Moshe does the same – but not on his “deathbed”. “These are the words which Moses spoke unto all Israel beyond the Jordan; in the wilderness, in the Arabah, over against Suph, between Paran and Tophel, and Laban, and Hazeroth, and Di-zahab” (Devarim 1:1).

It is hard to imagine a more confusing description of a geographical location. That, as Rashi explains, is because it is no such thing. Rather, “because these are words of reproof and he is enumerating here all the places where they provoked G-d to anger, therefore he suppresses all mention of the matters in which they sinned and refers to them only by a mere allusion contained in the names of these places, out of love for Israel.” As Rashi goes on to explain, Moshe rebuked the people towards the end of his life. This, Rashi explains he learned from Yaakov, who rebuked his children samuch lemitah, soon before he died[5]. Only at that point is rebuke likely to be effective[6]. Doing so any sooner will likely be less effective and may push one’s children away,

Yet unlike Yaakov who first blessed his grandchildren and then rebuked his children, Moshe actually rebuked his children a few weeks before he died. When he was actually about to die he then blessed his children. Yaakov goes from blessing to rebuke, whereas Moshe moves from rebuke to blessing.

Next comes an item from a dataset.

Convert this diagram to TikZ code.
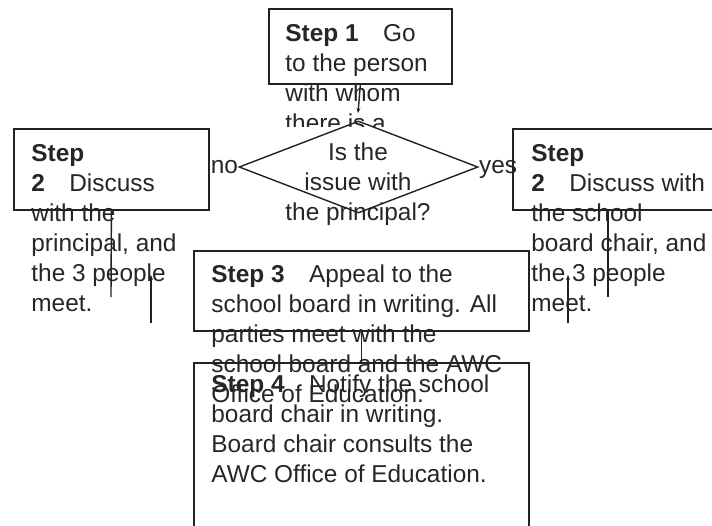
\documentclass[tikz,border=0pt]{standalone}
\usepackage{fontspec}
\setmainfont{Liberation Sans}
\usetikzlibrary{calc}
\usetikzlibrary{shapes.geometric}
\usetikzlibrary{arrows.meta}

\newcommand{\pxu}{0.5pt}
\definecolor{inkline}{HTML}{222222}
\definecolor{inktext}{HTML}{262626}

\tikzset{
  stepbox/.style={draw=inkline, line width=0.9pt, inner sep=0pt, anchor=north west},
  steptext/.style={anchor=north west, inner sep=0pt, align=left, text=inktext},
  linkline/.style={draw=inkline, line width=0.7pt},
  linktip/.style={-{Stealth[length=2.5pt,width=2pt]}}
}

\begin{document}
\begin{tikzpicture}[x=0.5pt,y=-0.5pt]
            \useasboundingbox (0,0) rectangle (712,525);
            \clip (0,0) rectangle (712,525);
            {\fontsize{12.2pt}{15pt}\selectfont

            % Drawing box of step 1
            \node [stepbox, minimum width=183*\pxu, minimum height=75*\pxu] (box1) at (268,8) {};%
            \begin{scope}
              \clip (260,0) rectangle (460,126);
              \node [steptext] (text1) at (285,24.5) {\textbf{Step 1}\hspace{1em}Go\\to the person\\with whom\\there is a};%
            \end{scope}

            % Drawing the question diamond
            \node [diamond, draw=inkline, line width=0.7pt, inner sep=0pt, minimum width=239*\pxu, minimum height=92*\pxu] (question) at (358.5,167) {};%
            \node [anchor=north, inner sep=0pt, align=center, text=inktext] (questiontext) at (358,142.5) {Is the\\issue with\\the principal?};%
            \node [anchor=mid east, inner sep=0pt, text=inktext] (nolabel) at (question.west) {no};%
            \node [anchor=mid west, inner sep=0pt, text=inktext] (yeslabel) at (question.east) {yes};%

            % Drawing box of step 2, left
            \node [stepbox, minimum width=195*\pxu, minimum height=81*\pxu] (box2l) at (13,128) {};%
            \node [steptext] (text2l) at (31,144.5) {\textbf{Step}\\\textbf{2}\hspace{1em}Discuss\\with the\\principal, and\\the 3 people\\meet.};%

            % Drawing box of step 2, right
            \node [stepbox, minimum width=228*\pxu, minimum height=81*\pxu] (box2r) at (512,128) {};%
            \node [steptext] (text2r) at (531,144.5) {\textbf{Step}\\\textbf{2}\hspace{1em}Discuss with\\the school\\board chair, and\\the 3 people\\meet.};%

            % Drawing box of step 3
            \node [stepbox, minimum width=335*\pxu, minimum height=80*\pxu] (box3) at (193,250) {};%
            \node [steptext] (text3) at (211,264.5) {\textbf{Step 3}\hspace{1em}Appeal to the\\school board in writing. All\\parties meet with the\\school board and the AWC\\Office of Education.};%

            % Drawing box of step 4
            \node [stepbox, minimum width=335*\pxu, minimum height=198*\pxu] (box4) at (193,362) {};%
            \node [steptext] (text4) at (211,374.5) {\textbf{Step 4}\hspace{1em}Notify the school\\board chair in writing.\\Board chair consults the\\AWC Office of Education.};%

            % Marking free ends of the links
            \coordinate (qtip) at (358,113);
            \coordinate (lefta) at (111,297);
            \coordinate (leftb top) at (151,275);
            \coordinate (leftb end) at (151,323);
            \coordinate (righta top) at (608,209);
            \coordinate (righta end) at (608,297);
            \coordinate (rightb top) at (568,275);
            \coordinate (rightb end) at (568,323);

            % Drawing the links
            \draw [linkline, linktip] (box1.south) -- (qtip);%
            \draw [linkline] (box2l.south) -- (lefta);%
            \draw [linkline, linktip] (leftb end) -- (leftb top);%
            \draw [linkline] (righta top) -- (righta end);%
            \draw [linkline, linktip] (rightb end) -- (rightb top);%
            \draw [linkline] (box3.south) -- (box4.north);%
            }
        \end{tikzpicture}
\end{document}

For Yaakov, the Bnei Yisrael are his children. For Moshe, Bnei Yisrael are the tribes of Israel. Individuals are worthy of rebuke. But for the nation of Israel the bottom line must be one of blessings. Individuals sin and the Jewish people also need collective repentance. But such pales in comparison to the tremendous merit, and hence blessings, all – and I mean all – who identify as Jews are worthy. To do so despite the great moral demands placed upon us, the temptations of assimilation, the persecutions, pogroms, the Holocaust and resurgent anti-Semitism makes the Jewish people worthy of much blessings[7]. May G-d bestow them upon His beloved people.

 

[1] The Torah’s admonition to have honest weights is juxtaposed to the phrase “I am the Lord who took you out of the land of Egypt” (Vayikra 19:36) to which Rashi comments, “for this purpose.” We were taken out of Egypt so that we would have honest weights, something sadly unheard of in Egypt.

[2] Actually, he only blessed 11. Angry at Shimon for sexual impropriety with the daughters of Moav, he had nothing good to say to them. Yet in contradistinction to Yaakov, he did not rebuke them either, he just ignored them, not wanting to mar the blessings as a whole.

[3] Actually, he blessed 14 “children” as he blessed Yosef’s children, Ephraim and Menashe separately. There are however only 12 blessings as both Shimon and Levi and Ephraim received combined blessings.

[4] I find it noteworthy that Moshe uses the word bracha, blessings (or some cognate of the word) four times and Yedid, friend, twice with neither word appearing in Yaakov’s charge to his children. He does use the word bracha – three times but only in the context of his prior blessing of Ephraim, Menashe and Yosef. Yosef is thus “blessed” twice one together with his children and once with his brothers.

[5]  Yaakov is the first person who is recorded as getting sick. This, our Sages explain, was a fulfilment of the wish of Yaakov, thereby allowing one to better prepare for death – which would include rebuking one’s children.

[6] The Sifri (Devarim 2:4) notes “because of four things a man should rebuke another only close to his death: So that he not need to rebuke him repeatedly, so that his friend [the rebuked) not see him and be embarrassed, so that he (the rebuker) not bear a grudge in his heart (for his rebuke not being heeded), and so that they should depart in peace for [proper] rebuke leads to peace.

[7] I have often quipped that the Jewish people prove the truth of “survival of the fittest”. That after 4,000 years there are but 15 million Jews in the world attests to the greatness of those who are proud to identify as Jews. While persecution has taken a huge toll it does not fully account for the extremely low number of Jews today. It takes much effort to remain a Jew and those who do are both blessed and deserving of greater blessings.